I think it's often about blocking out misery...



<edited to add>
A cursory glance in the drugs forum reinforces that belief.
 
Mrs Magpie said:
I think it's often about blocking out misery...
it can be for some people, for others it's just a case of trying something new that feels nice. sometimes just wanting to be 'part of the group' - mates and peer-pressure. i've known some upper-middle class junkie-squatters for whom the whole trip was just a walk on the wild side.

i think that the only reason i didn't try it was, by the first time it was offered to me i'd already witnessed punks on skag sitting around the walls at parties, vomiting and staring inanely into space and had decided that it wasn't for me. i preferred dancing, talking and generally using up lots of energy. my sister had a boyfriend who tried it and liked it so she gave it a go too, she wanted to do the same things he did. i channelled my youthful disillusionment into producing a fanzine, putting on gigs, printing t-shirts and posters, getting my hand into anything and everything that was going on. she helped me for a while until she got sucked in by heroin.

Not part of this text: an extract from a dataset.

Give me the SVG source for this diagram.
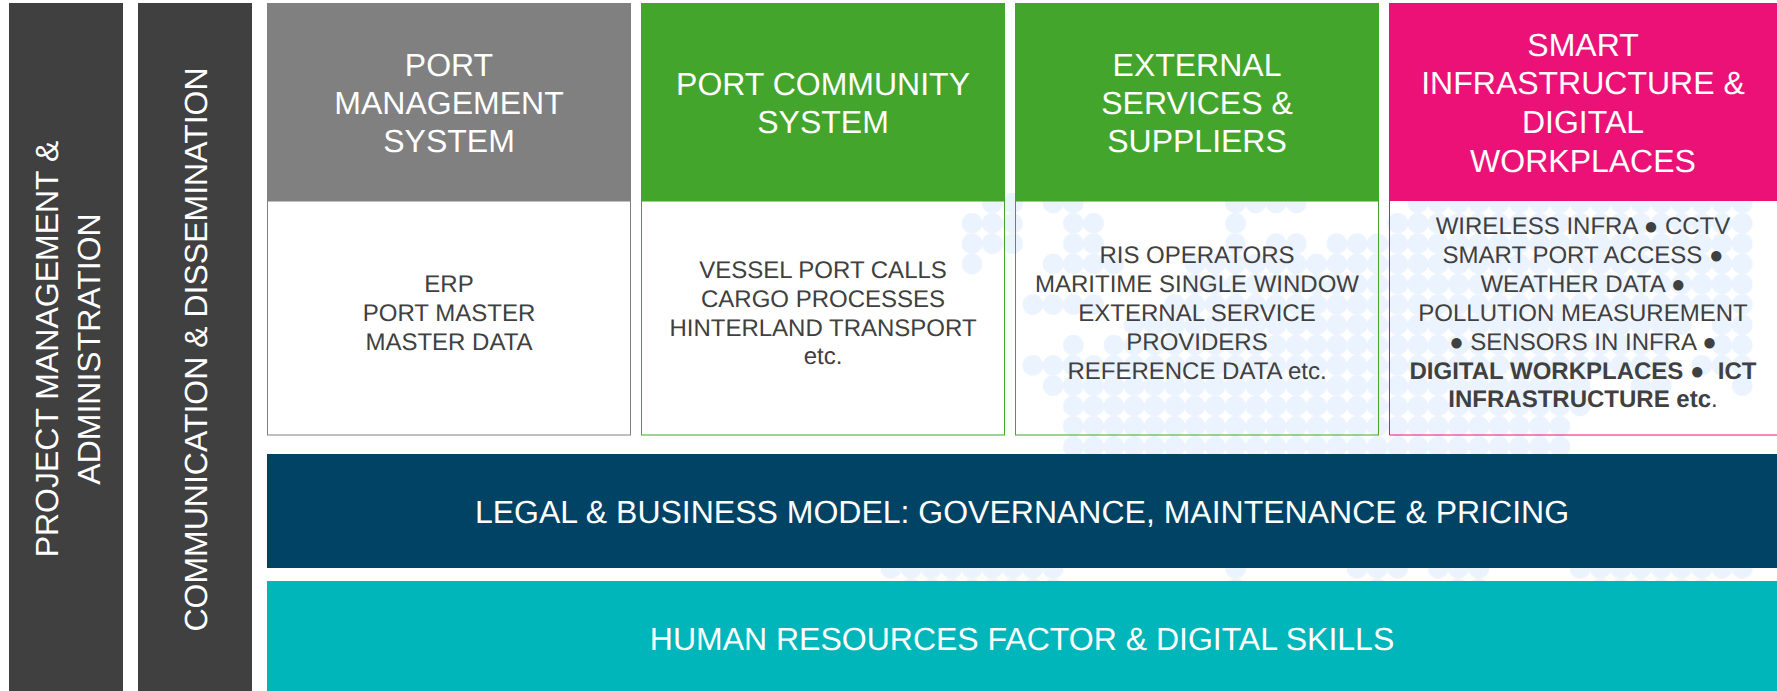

anyway, point i'm making is that parents, education and money don't necessarily make that much difference when it comes to who will end up as an addict and who won't. whilst spending money on improving the lot of children growing up is by all means a good thing, it won't necessarily eliminate the chances of them trying or liking heroin.
 
If you have a lot of trouble with needles etc, there's a Brixton charity - landmark? - who will bring you a sharps box, or come and clean up for you.
 
miss minnie said:
anyway, point i'm making is that parents, education and money don't necessarily make that much difference when it comes to who will end up as an addict and who won't. whilst spending money on improving the lot of children growing up is by all means a good thing, it won't necessarily eliminate the chances of them trying or liking heroin.

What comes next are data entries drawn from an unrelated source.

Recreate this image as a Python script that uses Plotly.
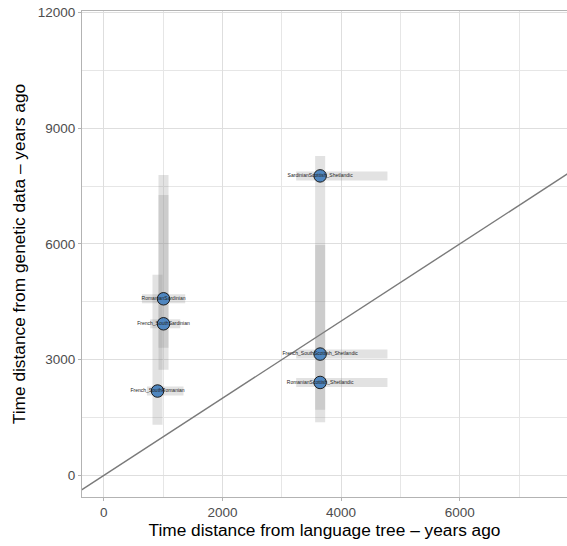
import plotly.graph_objects as go

# ---- data ----
pairs = ["RomanianSardinian", "French_SouthSardinian", "French_SouthRomanian",
         "SardinianScottish_Shetlandic", "French_SouthScottish_Shetlandic",
         "RomanianScottish_Shetlandic"]
lang_time = [1007, 1007, 906, 3647, 3647, 3647]
gen_time = [4578, 3930, 2187, 7764, 3145, 2409]
lang_low = [643, 783, 728, 3243, 3243, 3243]
lang_high = [1373, 1289, 1344, 4781, 4781, 4781]
gen_low = [2736, 3306, 1313, 5970, 1700, 1380]
gen_high = [7790, 7267, 5200, 8282, 5970, 5970]

x_ticks = [0, 2000, 4000, 6000]
y_ticks = [0, 3000, 6000, 9000, 12000]
x_range = [-367, 7808]
y_range = [-560, 12038]

FONT = "Liberation Sans, Arial, sans-serif"
BAR = "rgba(140,140,140,0.25)"

fig = go.Figure()

# identity line
fig.add_trace(go.Scatter(x=[x_range[0] - 2000, x_range[1] + 2000],
                         y=[x_range[0] - 2000, x_range[1] + 2000],
                         mode="lines", line=dict(color="#7a7a7a", width=1.4),
                         hoverinfo="skip", showlegend=False))

# uncertainty bars
for i in range(len(pairs)):
    fig.add_trace(go.Scatter(x=[lang_time[i], lang_time[i]], y=[gen_low[i], gen_high[i]],
                             mode="lines", line=dict(color=BAR, width=10),
                             hoverinfo="skip", showlegend=False))
    fig.add_trace(go.Scatter(x=[lang_low[i], lang_high[i]], y=[gen_time[i], gen_time[i]],
                             mode="lines", line=dict(color=BAR, width=9),
                             hoverinfo="skip", showlegend=False))

# points
fig.add_trace(go.Scatter(x=lang_time, y=gen_time, mode="markers",
                         marker=dict(size=12.5, color="#4f86bf",
                                     line=dict(color="#1a1a1a", width=1)),
                         showlegend=False))
# labels
fig.add_trace(go.Scatter(x=lang_time, y=gen_time, mode="text", text=pairs,
                         textposition="middle center",
                         textfont=dict(size=5, color="#222222", family=FONT),
                         showlegend=False))

axis_common = dict(showline=True, linecolor="#b3b3b3", linewidth=1,
                   ticks="outside", ticklen=3, tickcolor="#b3b3b3", tickwidth=1,
                   gridcolor="#dedede", gridwidth=1, zeroline=False,
                   tickfont=dict(family=FONT, size=13.5, color="#4d4d4d"),
                   title_font=dict(family=FONT, size=17.3, color="#000000"))

fig.update_layout(
    width=567, height=546,
    margin=dict(l=82, r=0, t=11, b=49),
    paper_bgcolor="white", plot_bgcolor="white",
    font=dict(family=FONT),
    xaxis=dict(range=x_range, tickvals=x_ticks, ticktext=[str(v) for v in x_ticks],
               mirror=True,
               minor=dict(dtick=1000, tick0=0, showgrid=True, gridcolor="#e6e6e6",
                          gridwidth=1, ticks=""),
               title=dict(text="Time distance from language tree – years ago", standoff=4),
               **axis_common),
    yaxis=dict(range=y_range, tickvals=y_ticks, ticktext=[str(v) for v in y_ticks],
               mirror=False,
               minor=dict(dtick=1500, tick0=0, showgrid=True, gridcolor="#e6e6e6",
                          gridwidth=1, ticks=""),
               title=dict(text="Time distance from genetic data – years ago", standoff=7),
               **axis_common),
)

fig.write_html("out.html")
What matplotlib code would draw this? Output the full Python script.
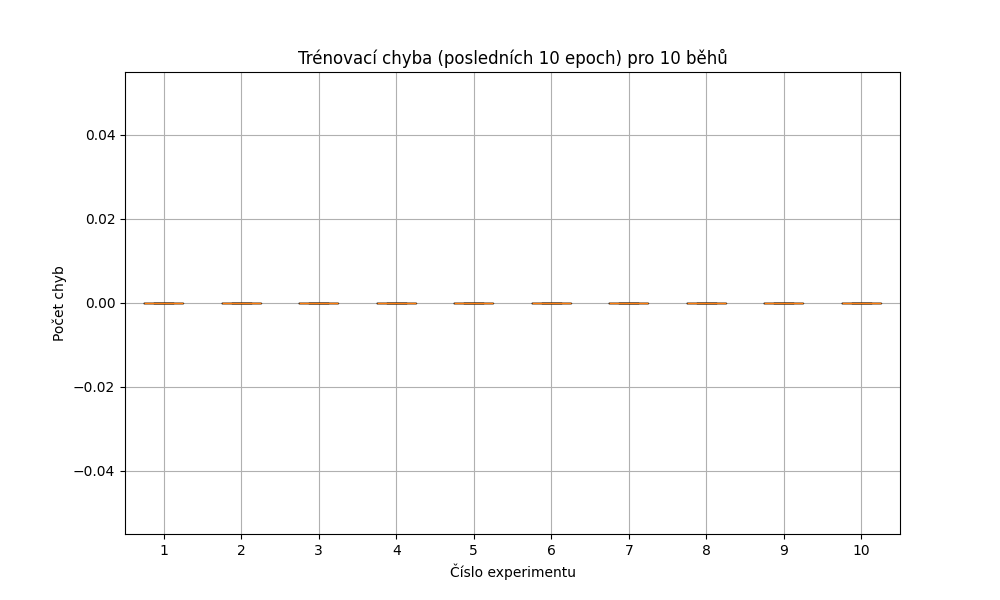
import matplotlib
matplotlib.use("Agg")
import matplotlib.pyplot as plt

# errors over the last 10 epochs for each of 10 runs (all zero)
run_1 = [0, 0, 0, 0, 0, 0, 0, 0, 0, 0]
run_2 = [0, 0, 0, 0, 0, 0, 0, 0, 0, 0]
run_3 = [0, 0, 0, 0, 0, 0, 0, 0, 0, 0]
run_4 = [0, 0, 0, 0, 0, 0, 0, 0, 0, 0]
run_5 = [0, 0, 0, 0, 0, 0, 0, 0, 0, 0]
run_6 = [0, 0, 0, 0, 0, 0, 0, 0, 0, 0]
run_7 = [0, 0, 0, 0, 0, 0, 0, 0, 0, 0]
run_8 = [0, 0, 0, 0, 0, 0, 0, 0, 0, 0]
run_9 = [0, 0, 0, 0, 0, 0, 0, 0, 0, 0]
run_10 = [0, 0, 0, 0, 0, 0, 0, 0, 0, 0]
runs = [run_1, run_2, run_3, run_4, run_5, run_6, run_7, run_8, run_9, run_10]
labels = ["1", "2", "3", "4", "5", "6", "7", "8", "9", "10"]

fig, ax = plt.subplots(figsize=(10, 6), dpi=100)
ax.boxplot(runs, tick_labels=labels)
ax.set_title("Trénovací chyba (posledních 10 epoch) pro 10 běhů")
ax.set_xlabel("Číslo experimentu")
ax.set_ylabel("Počet chyb")
ax.grid(True)
fig.savefig("out.png")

Nor will it address the immediate problem of areas like Brixton acting as a magnet for addicts from elsewhere in the country or the rest of Europe.
 
Here's the kind of delightful scene I can see most nights from my window:

313.jpg
 
Editor: there was a problem like this where I used to live and you can get it sorted, the trouble is it will have to be you and others living around it that do all the work and make all the running and this is always another big problem as there is no quick fix.

It took 18 months of local people pushing and we involved a local drug project, the local council services, the police and a local hospital.

The biggest problem we had once it was started was keeping local people involved, schemes like this often start and fail because local support for it wanes once people stop seeing junkies outside their front door.

You clearly have what it takes to force such a change but do you have the time and energy to spend on it and do you have the local support that will stay with it and see it through.

There are millions of pounds available for project like this all you need to do is tape into it and be prepared to spend maybe 8 hours a week setting it up.

I have a number of names and addresses of people who helped in the scheme in Mitcham that I can pass you I’m sure they will have contacts in Brixton, but again I have to say YOU and other local people would have to do lots of the work.

If you look at the areas that have this kind of problem it is often where there is no active local community group, in Mitcham it was around one big estate where they didn’t have an active tenants associations on the estate where they did have well supported tenants groups they didn’t seem to have the same level of problems.

It is always the groups that push the hardest that get the goods from the local authority, but it also takes a lot of your own time.